» PROBLEM DESCRIPTION
Copy from the first line below down to and including the line with "import plotly.graph_objects as go". Skip the pictures.

» SUPPLIED INFORMATION
###

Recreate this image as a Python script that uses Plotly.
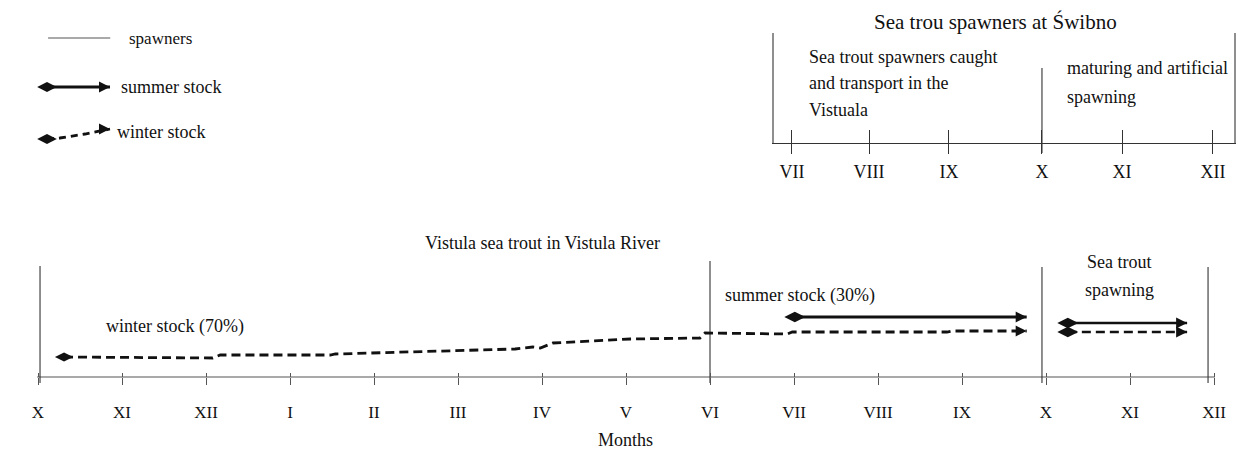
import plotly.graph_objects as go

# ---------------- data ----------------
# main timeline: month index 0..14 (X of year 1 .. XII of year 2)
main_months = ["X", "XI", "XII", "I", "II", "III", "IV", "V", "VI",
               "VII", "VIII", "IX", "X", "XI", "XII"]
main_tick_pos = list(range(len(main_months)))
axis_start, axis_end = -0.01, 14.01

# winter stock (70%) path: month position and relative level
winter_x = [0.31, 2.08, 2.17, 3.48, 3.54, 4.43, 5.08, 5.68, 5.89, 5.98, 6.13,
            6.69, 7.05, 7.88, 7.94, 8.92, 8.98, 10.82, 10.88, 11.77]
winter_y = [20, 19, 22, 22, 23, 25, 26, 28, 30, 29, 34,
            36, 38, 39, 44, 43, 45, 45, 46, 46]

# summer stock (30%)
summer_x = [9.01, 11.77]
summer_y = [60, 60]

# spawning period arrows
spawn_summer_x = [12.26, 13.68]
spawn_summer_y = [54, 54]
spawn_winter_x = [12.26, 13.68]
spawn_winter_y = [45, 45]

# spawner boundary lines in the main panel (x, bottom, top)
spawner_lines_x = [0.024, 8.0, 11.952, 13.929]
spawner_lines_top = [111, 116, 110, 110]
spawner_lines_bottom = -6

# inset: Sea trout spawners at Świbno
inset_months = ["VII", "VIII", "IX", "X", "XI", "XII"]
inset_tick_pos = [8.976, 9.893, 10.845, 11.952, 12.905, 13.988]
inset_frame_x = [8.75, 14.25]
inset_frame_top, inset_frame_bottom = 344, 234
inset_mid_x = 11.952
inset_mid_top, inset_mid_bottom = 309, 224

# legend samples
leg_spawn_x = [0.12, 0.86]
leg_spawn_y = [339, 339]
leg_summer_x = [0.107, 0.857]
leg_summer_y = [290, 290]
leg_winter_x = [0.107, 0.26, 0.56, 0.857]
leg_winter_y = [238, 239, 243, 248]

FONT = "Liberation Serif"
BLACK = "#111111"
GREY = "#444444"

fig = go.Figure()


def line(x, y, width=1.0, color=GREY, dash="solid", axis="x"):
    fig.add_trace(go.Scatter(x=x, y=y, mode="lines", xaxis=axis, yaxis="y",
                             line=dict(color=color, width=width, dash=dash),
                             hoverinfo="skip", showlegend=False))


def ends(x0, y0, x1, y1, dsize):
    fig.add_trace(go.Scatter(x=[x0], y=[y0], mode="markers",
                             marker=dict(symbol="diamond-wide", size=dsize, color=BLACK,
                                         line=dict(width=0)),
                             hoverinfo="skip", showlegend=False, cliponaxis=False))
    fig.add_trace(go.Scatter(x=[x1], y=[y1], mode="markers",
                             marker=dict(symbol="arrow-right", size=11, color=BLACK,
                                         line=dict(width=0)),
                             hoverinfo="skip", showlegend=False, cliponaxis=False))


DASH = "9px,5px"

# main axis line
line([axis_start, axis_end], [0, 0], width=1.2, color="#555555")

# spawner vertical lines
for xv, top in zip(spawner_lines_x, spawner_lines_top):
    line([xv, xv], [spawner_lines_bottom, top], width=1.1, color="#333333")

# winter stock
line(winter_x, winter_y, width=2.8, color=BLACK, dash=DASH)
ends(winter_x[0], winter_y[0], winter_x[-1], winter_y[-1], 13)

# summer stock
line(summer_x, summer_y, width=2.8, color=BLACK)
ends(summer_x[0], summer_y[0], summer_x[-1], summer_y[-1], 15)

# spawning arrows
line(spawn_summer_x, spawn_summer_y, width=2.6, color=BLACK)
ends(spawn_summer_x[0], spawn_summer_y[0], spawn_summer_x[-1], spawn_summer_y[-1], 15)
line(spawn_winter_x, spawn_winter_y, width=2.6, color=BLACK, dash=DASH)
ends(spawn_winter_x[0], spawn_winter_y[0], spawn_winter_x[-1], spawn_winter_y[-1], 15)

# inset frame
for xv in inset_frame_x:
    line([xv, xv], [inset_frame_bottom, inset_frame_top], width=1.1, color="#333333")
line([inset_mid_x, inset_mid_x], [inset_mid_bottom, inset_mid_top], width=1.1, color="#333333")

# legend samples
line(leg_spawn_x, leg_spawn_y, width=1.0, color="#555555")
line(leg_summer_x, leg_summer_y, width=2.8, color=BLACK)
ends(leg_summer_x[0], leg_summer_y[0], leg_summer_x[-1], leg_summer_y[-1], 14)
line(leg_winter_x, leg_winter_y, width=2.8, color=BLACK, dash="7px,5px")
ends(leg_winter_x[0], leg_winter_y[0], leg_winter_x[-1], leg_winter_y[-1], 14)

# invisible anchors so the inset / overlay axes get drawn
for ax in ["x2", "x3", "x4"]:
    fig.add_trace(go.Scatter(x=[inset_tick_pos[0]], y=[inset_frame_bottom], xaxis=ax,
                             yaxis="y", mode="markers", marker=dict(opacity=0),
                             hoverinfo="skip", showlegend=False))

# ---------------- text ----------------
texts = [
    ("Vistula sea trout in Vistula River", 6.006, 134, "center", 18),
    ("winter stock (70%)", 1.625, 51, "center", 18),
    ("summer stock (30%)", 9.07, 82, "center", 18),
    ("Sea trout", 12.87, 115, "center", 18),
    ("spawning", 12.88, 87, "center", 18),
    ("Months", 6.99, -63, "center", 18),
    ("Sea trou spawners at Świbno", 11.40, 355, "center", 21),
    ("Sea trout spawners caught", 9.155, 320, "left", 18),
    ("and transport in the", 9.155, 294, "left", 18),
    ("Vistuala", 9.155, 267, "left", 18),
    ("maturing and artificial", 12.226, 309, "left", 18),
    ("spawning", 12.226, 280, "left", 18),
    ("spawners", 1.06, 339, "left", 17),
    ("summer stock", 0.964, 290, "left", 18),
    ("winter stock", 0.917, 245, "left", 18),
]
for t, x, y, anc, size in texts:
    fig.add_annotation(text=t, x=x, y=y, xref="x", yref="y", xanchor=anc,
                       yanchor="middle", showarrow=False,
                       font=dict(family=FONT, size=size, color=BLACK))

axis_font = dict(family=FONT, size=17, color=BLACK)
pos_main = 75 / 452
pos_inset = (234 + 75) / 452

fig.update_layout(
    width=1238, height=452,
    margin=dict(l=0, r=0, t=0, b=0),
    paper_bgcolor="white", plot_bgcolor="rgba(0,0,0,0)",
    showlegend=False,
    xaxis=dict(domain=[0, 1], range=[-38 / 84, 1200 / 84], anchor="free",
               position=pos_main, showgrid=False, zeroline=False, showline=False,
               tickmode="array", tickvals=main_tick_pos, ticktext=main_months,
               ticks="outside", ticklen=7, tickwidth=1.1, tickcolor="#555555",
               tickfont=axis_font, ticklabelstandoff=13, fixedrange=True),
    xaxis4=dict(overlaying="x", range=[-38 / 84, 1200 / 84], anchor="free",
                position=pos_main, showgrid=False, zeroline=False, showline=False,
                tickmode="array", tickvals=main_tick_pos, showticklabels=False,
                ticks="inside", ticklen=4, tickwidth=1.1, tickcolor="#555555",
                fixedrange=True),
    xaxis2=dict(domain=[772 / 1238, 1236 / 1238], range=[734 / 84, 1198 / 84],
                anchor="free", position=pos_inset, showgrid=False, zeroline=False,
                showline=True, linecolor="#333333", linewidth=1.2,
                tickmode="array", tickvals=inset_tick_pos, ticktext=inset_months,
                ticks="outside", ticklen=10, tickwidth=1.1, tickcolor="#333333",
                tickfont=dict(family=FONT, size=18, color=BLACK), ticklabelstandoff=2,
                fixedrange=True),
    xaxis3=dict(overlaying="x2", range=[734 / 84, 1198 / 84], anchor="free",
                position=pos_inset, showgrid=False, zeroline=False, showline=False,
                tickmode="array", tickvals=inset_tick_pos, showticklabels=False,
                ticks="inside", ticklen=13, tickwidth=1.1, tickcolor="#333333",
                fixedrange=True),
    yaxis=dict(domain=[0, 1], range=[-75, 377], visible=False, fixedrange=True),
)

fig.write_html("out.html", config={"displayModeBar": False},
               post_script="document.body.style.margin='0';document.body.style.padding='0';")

###

» RESPONSE
Recreate this image as a Python script that uses Plotly.
import plotly.graph_objects as go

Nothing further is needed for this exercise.